AIM OF THE TASK
In the records below, find the line containing "Output the Python" and the line containing "hours = [str(h) for h in range(24)]". Give again exactly those lines and every line between them, omitting the pictures.

DATA SECTION
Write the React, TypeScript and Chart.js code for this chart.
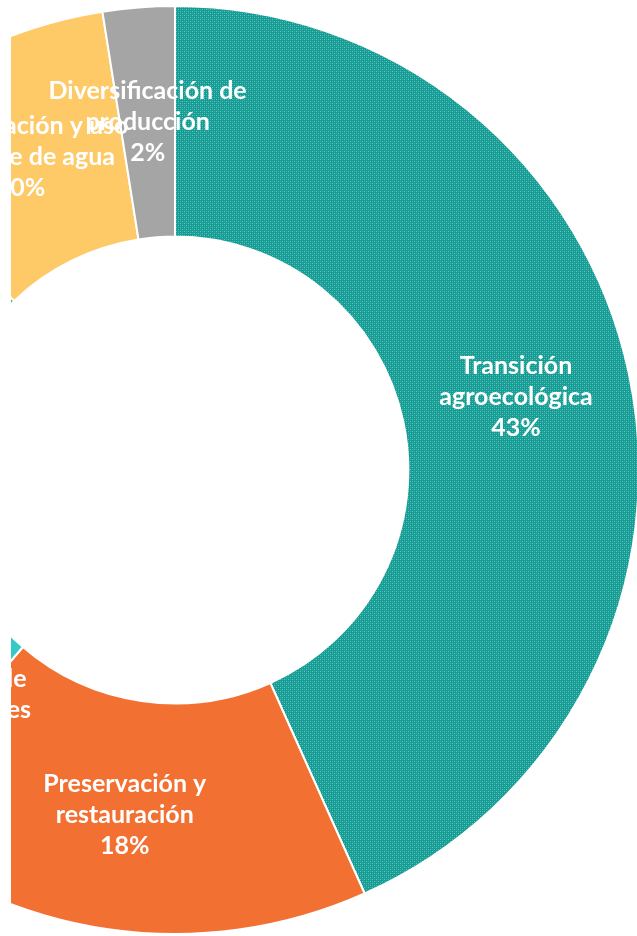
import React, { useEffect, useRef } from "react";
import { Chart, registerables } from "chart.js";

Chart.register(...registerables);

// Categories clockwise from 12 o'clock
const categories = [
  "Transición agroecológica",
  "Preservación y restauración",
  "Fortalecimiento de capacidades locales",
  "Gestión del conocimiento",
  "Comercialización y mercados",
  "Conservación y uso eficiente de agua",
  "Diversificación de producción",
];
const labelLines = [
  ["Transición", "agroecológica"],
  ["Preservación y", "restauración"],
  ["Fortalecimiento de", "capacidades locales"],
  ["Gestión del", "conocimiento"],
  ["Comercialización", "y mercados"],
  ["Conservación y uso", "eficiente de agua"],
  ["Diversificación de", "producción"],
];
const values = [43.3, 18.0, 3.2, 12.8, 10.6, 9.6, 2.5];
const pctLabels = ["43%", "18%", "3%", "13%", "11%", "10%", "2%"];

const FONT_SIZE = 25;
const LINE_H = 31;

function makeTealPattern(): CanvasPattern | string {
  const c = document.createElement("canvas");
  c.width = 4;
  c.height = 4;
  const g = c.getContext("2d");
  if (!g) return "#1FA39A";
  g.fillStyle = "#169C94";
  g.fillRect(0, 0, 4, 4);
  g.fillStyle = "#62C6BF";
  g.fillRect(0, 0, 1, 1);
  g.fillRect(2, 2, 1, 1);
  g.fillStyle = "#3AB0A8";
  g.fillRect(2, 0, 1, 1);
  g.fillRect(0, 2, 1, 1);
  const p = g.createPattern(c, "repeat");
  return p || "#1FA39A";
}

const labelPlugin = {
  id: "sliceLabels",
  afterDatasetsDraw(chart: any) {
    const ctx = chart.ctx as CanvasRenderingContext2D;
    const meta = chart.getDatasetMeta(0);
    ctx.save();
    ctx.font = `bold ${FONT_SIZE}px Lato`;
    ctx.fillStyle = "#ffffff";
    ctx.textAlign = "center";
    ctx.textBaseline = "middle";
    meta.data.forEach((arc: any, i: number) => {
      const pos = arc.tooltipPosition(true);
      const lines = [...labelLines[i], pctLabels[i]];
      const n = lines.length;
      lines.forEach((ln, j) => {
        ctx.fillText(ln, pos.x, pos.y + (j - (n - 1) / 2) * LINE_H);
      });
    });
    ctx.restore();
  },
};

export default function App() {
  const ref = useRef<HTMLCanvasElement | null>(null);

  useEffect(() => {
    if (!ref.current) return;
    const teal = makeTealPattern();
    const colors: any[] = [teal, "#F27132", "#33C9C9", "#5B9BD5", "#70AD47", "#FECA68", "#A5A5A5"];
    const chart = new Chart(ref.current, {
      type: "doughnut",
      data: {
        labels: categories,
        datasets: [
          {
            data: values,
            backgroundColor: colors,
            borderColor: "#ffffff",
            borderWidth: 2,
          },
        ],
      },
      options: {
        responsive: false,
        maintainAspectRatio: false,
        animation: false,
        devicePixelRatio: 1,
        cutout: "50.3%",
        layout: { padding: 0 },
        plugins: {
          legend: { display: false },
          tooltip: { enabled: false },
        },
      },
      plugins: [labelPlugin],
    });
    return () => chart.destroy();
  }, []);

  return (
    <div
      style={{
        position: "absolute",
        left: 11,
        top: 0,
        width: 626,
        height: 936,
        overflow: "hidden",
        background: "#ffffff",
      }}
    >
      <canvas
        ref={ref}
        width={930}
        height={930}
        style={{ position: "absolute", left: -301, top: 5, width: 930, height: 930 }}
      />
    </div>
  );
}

---

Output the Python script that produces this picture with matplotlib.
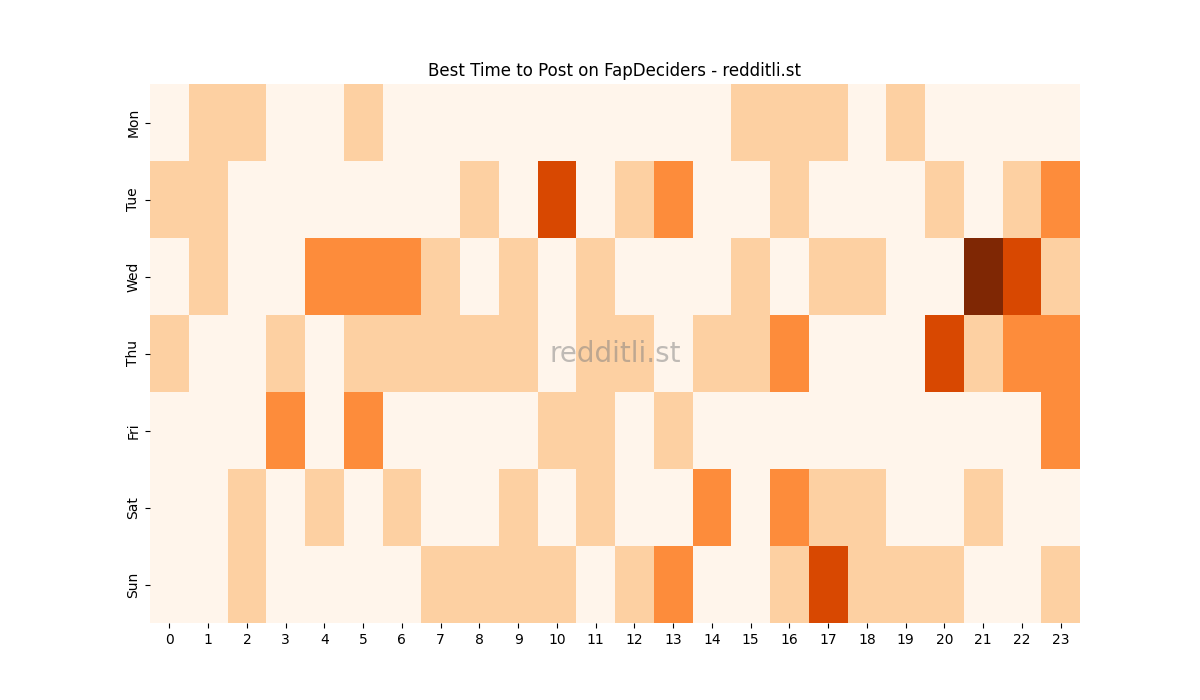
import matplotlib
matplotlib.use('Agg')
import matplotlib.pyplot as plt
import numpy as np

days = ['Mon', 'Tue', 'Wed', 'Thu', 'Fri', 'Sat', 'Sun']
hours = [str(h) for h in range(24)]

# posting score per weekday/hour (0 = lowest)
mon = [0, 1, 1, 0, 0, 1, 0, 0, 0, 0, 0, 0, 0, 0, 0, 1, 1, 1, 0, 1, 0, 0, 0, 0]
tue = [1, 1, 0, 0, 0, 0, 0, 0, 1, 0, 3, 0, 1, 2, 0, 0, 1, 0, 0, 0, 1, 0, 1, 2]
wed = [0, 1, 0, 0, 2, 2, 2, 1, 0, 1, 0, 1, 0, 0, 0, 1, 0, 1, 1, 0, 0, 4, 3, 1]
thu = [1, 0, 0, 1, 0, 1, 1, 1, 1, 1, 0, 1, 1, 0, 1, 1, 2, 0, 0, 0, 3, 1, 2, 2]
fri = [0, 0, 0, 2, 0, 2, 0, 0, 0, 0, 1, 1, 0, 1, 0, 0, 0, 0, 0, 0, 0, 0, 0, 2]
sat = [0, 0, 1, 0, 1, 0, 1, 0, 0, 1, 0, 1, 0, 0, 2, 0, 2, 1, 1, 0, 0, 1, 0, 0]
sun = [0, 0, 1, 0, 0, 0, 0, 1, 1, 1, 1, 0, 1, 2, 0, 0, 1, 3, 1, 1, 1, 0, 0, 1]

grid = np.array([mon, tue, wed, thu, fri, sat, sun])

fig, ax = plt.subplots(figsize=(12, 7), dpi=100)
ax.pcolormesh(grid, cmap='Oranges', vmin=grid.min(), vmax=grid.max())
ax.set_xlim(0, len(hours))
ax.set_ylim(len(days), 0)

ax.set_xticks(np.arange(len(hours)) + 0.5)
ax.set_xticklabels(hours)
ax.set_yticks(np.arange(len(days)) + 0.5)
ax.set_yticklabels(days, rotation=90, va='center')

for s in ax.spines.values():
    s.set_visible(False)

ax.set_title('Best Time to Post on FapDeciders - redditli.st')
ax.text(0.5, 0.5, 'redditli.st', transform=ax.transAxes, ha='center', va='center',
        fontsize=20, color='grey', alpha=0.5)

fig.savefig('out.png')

RESULT FOR THIS EXERCISE
Output the Python script that produces this picture with matplotlib.
import matplotlib
matplotlib.use('Agg')
import matplotlib.pyplot as plt
import numpy as np

days = ['Mon', 'Tue', 'Wed', 'Thu', 'Fri', 'Sat', 'Sun']
hours = [str(h) for h in range(24)]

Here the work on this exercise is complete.